╔══

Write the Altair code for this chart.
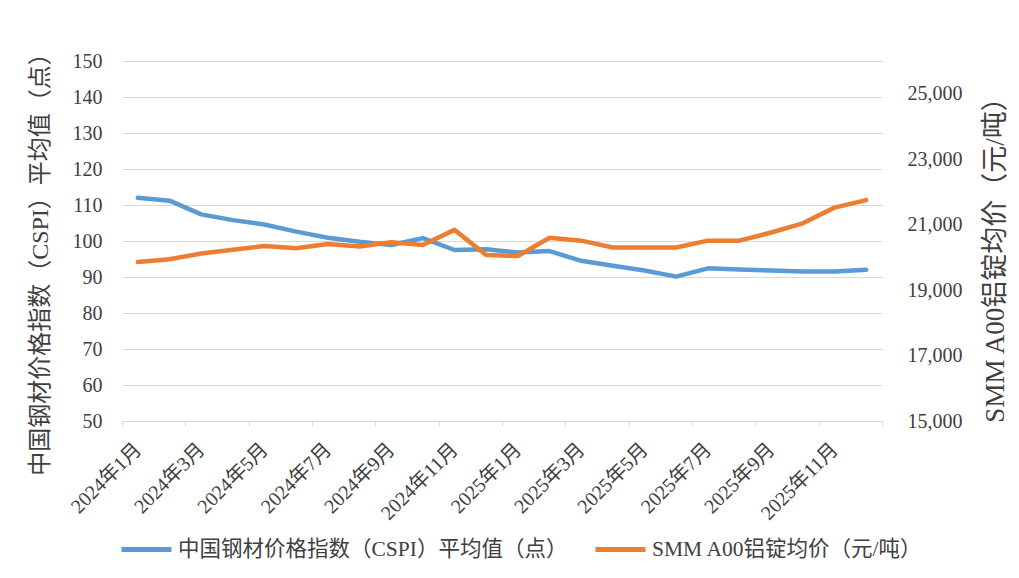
import json
import altair as alt
import pandas as pd

months = ["2024年1月", "2024年2月", "2024年3月", "2024年4月", "2024年5月", "2024年6月",
          "2024年7月", "2024年8月", "2024年9月", "2024年10月", "2024年11月", "2024年12月",
          "2025年1月", "2025年2月", "2025年3月", "2025年4月", "2025年5月", "2025年6月",
          "2025年7月", "2025年8月", "2025年9月", "2025年10月", "2025年11月", "2025年12月"]
cspi = [112.0, 111.2, 107.4, 105.8, 104.6, 102.6, 100.9, 99.8, 98.9, 100.8, 97.5, 97.7,
        96.8, 97.2, 94.5, 93.1, 91.8, 90.1, 92.4, 92.1, 91.8, 91.5, 91.5, 92.0]
smm = [19860, 19940, 20120, 20230, 20350, 20280, 20410, 20330, 20460, 20380, 20840, 20070,
       20040, 20600, 20510, 20300, 20300, 20300, 20510, 20510, 20760, 21040, 21520, 21750]

S1 = "中国钢材价格指数（CSPI）平均值（点）"
S2 = "SMM A00铝锭均价（元/吨）"
left_ticks = [50, 60, 70, 80, 90, 100, 110, 120, 130, 140, 150]
right_ticks = [15000, 17000, 19000, 21000, 23000, 25000]

rows = []
for i, (m, a, b) in enumerate(zip(months, cspi, smm)):
    rows.append({"idx": i, "month": m, "series": S1, "value": a})
    rows.append({"idx": i, "month": m, "series": S2, "value": b})
df = pd.DataFrame(rows)

FONT = "Liberation Serif, Noto Sans CJK SC"
TXT = "#404040"
GRID = "#d9d9d9"

xscale = alt.Scale(domain=[-0.5, len(months) - 0.5], nice=False, zero=False)
label_vals = list(range(0, len(months), 2))
tick_vals = [v - 0.5 for v in range(0, len(months) + 1, 2)]
label_expr = json.dumps(months, ensure_ascii=False) + "[datum.value]"

label_axis = alt.Axis(values=label_vals, labelExpr=label_expr, labelAngle=-45,
                      labelAlign="right", labelBaseline="middle", labelPadding=25,
                      ticks=False, domain=False, grid=False, orient="bottom", title=None,
                      labelFontSize=20, labelColor=TXT, labelFont=FONT,
                      labelOverlap=False, labelFlush=False, labelBound=False)
tick_axis = alt.Axis(values=tick_vals, labels=False, ticks=True, tickSize=5,
                     tickColor=GRID, tickWidth=1, domain=True, domainColor=GRID,
                     domainWidth=1, grid=False, orient="bottom", title=None)

color = alt.Color("series:N",
                  scale=alt.Scale(domain=[S1, S2], range=["#5B9BD5", "#ED7D31"]),
                  legend=alt.Legend(orient="none", legendX=-3, legendY=461,
                                    direction="horizontal", title=None,
                                    symbolType="stroke", symbolSize=2500,
                                    symbolStrokeWidth=5, labelFontSize=21.5,
                                    labelFont=FONT, labelColor=TXT, labelOffset=4,
                                    columnPadding=17, labelLimit=600))

base = alt.Chart(df)

blue = base.transform_filter(alt.datum.series == S1).mark_line(
    strokeWidth=4.5, strokeJoin="round", strokeCap="round"
).encode(
    x=alt.X("idx:Q", scale=xscale, axis=label_axis),
    y=alt.Y("value:Q", scale=alt.Scale(domain=[50, 150], nice=False, zero=False),
            axis=alt.Axis(values=left_ticks, grid=True, gridColor=GRID, domain=False,
                          ticks=False, labelPadding=20, labelFontSize=20,
                          labelFont=FONT, labelColor=TXT, title=S1,
                          titleFontSize=24, titleFont=FONT, titleColor=TXT,
                          titleFontWeight="normal", titleAngle=270, titleX=-70,
                          titleY=197, titleBaseline="bottom", titleAlign="center")),
    color=color,
)

orange = base.transform_filter(alt.datum.series == S2).mark_line(
    strokeWidth=4.5, strokeJoin="round", strokeCap="round"
).encode(
    x=alt.X("idx:Q", scale=xscale, axis=tick_axis),
    y=alt.Y("value:Q", scale=alt.Scale(domain=[15000, 26000], nice=False, zero=False),
            axis=alt.Axis(values=right_ticks, labelExpr="format(datum.value, ',.0f')",
                          orient="right", grid=False,
                          domain=False, ticks=False, labelPadding=25, labelFontSize=20,
                          labelFont=FONT, labelColor=TXT, title=S2,
                          titleFontSize=27, titleFont=FONT, titleColor=TXT,
                          titleFontWeight="normal", titleAngle=270, titleX=127,
                          titleY=192, titleBaseline="bottom", titleAlign="center")),
    color=color,
)

chart = alt.layer(blue, orange).resolve_scale(y="independent").resolve_axis(
    x="independent"
).properties(
    width=760, height=360,
    autosize=alt.AutoSizeParams(type="none"),
    padding={"left": 114, "top": 53, "right": 129, "bottom": 149},
    background="white",
).configure_view(stroke=None)

chart.save("out.html", embed_options={"renderer": "svg", "actions": False})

╚══

WHAT IS NEEDED |
Omit the pictures, then output the rest of the listing exactly.

OUTPUT BELOW |
Write the Altair code for this chart.
import json
import altair as alt
import pandas as pd

months = ["2024年1月", "2024年2月", "2024年3月", "2024年4月", "2024年5月", "2024年6月",
          "2024年7月", "2024年8月", "2024年9月", "2024年10月", "2024年11月", "2024年12月",
          "2025年1月", "2025年2月", "2025年3月", "2025年4月", "2025年5月", "2025年6月",
          "2025年7月", "2025年8月", "2025年9月", "2025年10月", "2025年11月", "2025年12月"]
cspi = [112.0, 111.2, 107.4, 105.8, 104.6, 102.6, 100.9, 99.8, 98.9, 100.8, 97.5, 97.7,
        96.8, 97.2, 94.5, 93.1, 91.8, 90.1, 92.4, 92.1, 91.8, 91.5, 91.5, 92.0]
smm = [19860, 19940, 20120, 20230, 20350, 20280, 20410, 20330, 20460, 20380, 20840, 20070,
       20040, 20600, 20510, 20300, 20300, 20300, 20510, 20510, 20760, 21040, 21520, 21750]

S1 = "中国钢材价格指数（CSPI）平均值（点）"
S2 = "SMM A00铝锭均价（元/吨）"
left_ticks = [50, 60, 70, 80, 90, 100, 110, 120, 130, 140, 150]
right_ticks = [15000, 17000, 19000, 21000, 23000, 25000]

rows = []
for i, (m, a, b) in enumerate(zip(months, cspi, smm)):
    rows.append({"idx": i, "month": m, "series": S1, "value": a})
    rows.append({"idx": i, "month": m, "series": S2, "value": b})
df = pd.DataFrame(rows)

FONT = "Liberation Serif, Noto Sans CJK SC"
TXT = "#404040"
GRID = "#d9d9d9"

xscale = alt.Scale(domain=[-0.5, len(months) - 0.5], nice=False, zero=False)
label_vals = list(range(0, len(months), 2))
tick_vals = [v - 0.5 for v in range(0, len(months) + 1, 2)]
label_expr = json.dumps(months, ensure_ascii=False) + "[datum.value]"

label_axis = alt.Axis(values=label_vals, labelExpr=label_expr, labelAngle=-45,
                      labelAlign="right", labelBaseline="middle", labelPadding=25,
                      ticks=False, domain=False, grid=False, orient="bottom", title=None,
                      labelFontSize=20, labelColor=TXT, labelFont=FONT,
                      labelOverlap=False, labelFlush=False, labelBound=False)
tick_axis = alt.Axis(values=tick_vals, labels=False, ticks=True, tickSize=5,
                     tickColor=GRID, tickWidth=1, domain=True, domainColor=GRID,
                     domainWidth=1, grid=False, orient="bottom", title=None)

color = alt.Color("series:N",
                  scale=alt.Scale(domain=[S1, S2], range=["#5B9BD5", "#ED7D31"]),
                  legend=alt.Legend(orient="none", legendX=-3, legendY=461,
                                    direction="horizontal", title=None,
                                    symbolType="stroke", symbolSize=2500,
                                    symbolStrokeWidth=5, labelFontSize=21.5,
                                    labelFont=FONT, labelColor=TXT, labelOffset=4,
                                    columnPadding=17, labelLimit=600))

base = alt.Chart(df)

blue = base.transform_filter(alt.datum.series == S1).mark_line(
    strokeWidth=4.5, strokeJoin="round", strokeCap="round"
).encode(
    x=alt.X("idx:Q", scale=xscale, axis=label_axis),
    y=alt.Y("value:Q", scale=alt.Scale(domain=[50, 150], nice=False, zero=False),
            axis=alt.Axis(values=left_ticks, grid=True, gridColor=GRID, domain=False,
                          ticks=False, labelPadding=20, labelFontSize=20,
                          labelFont=FONT, labelColor=TXT, title=S1,
                          titleFontSize=24, titleFont=FONT, titleColor=TXT,
                          titleFontWeight="normal", titleAngle=270, titleX=-70,
                          titleY=197, titleBaseline="bottom", titleAlign="center")),
    color=color,
)

orange = base.transform_filter(alt.datum.series == S2).mark_line(
    strokeWidth=4.5, strokeJoin="round", strokeCap="round"
).encode(
    x=alt.X("idx:Q", scale=xscale, axis=tick_axis),
    y=alt.Y("value:Q", scale=alt.Scale(domain=[15000, 26000], nice=False, zero=False),
            axis=alt.Axis(values=right_ticks, labelExpr="format(datum.value, ',.0f')",
                          orient="right", grid=False,
                          domain=False, ticks=False, labelPadding=25, labelFontSize=20,
                          labelFont=FONT, labelColor=TXT, title=S2,
                          titleFontSize=27, titleFont=FONT, titleColor=TXT,
                          titleFontWeight="normal", titleAngle=270, titleX=127,
                          titleY=192, titleBaseline="bottom", titleAlign="center")),
    color=color,
)

chart = alt.layer(blue, orange).resolve_scale(y="independent").resolve_axis(
    x="independent"
).properties(
    width=760, height=360,
    autosize=alt.AutoSizeParams(type="none"),
    padding={"left": 114, "top": 53, "right": 129, "bottom": 149},
    background="white",
).configure_view(stroke=None)

chart.save("out.html", embed_options={"renderer": "svg", "actions": False})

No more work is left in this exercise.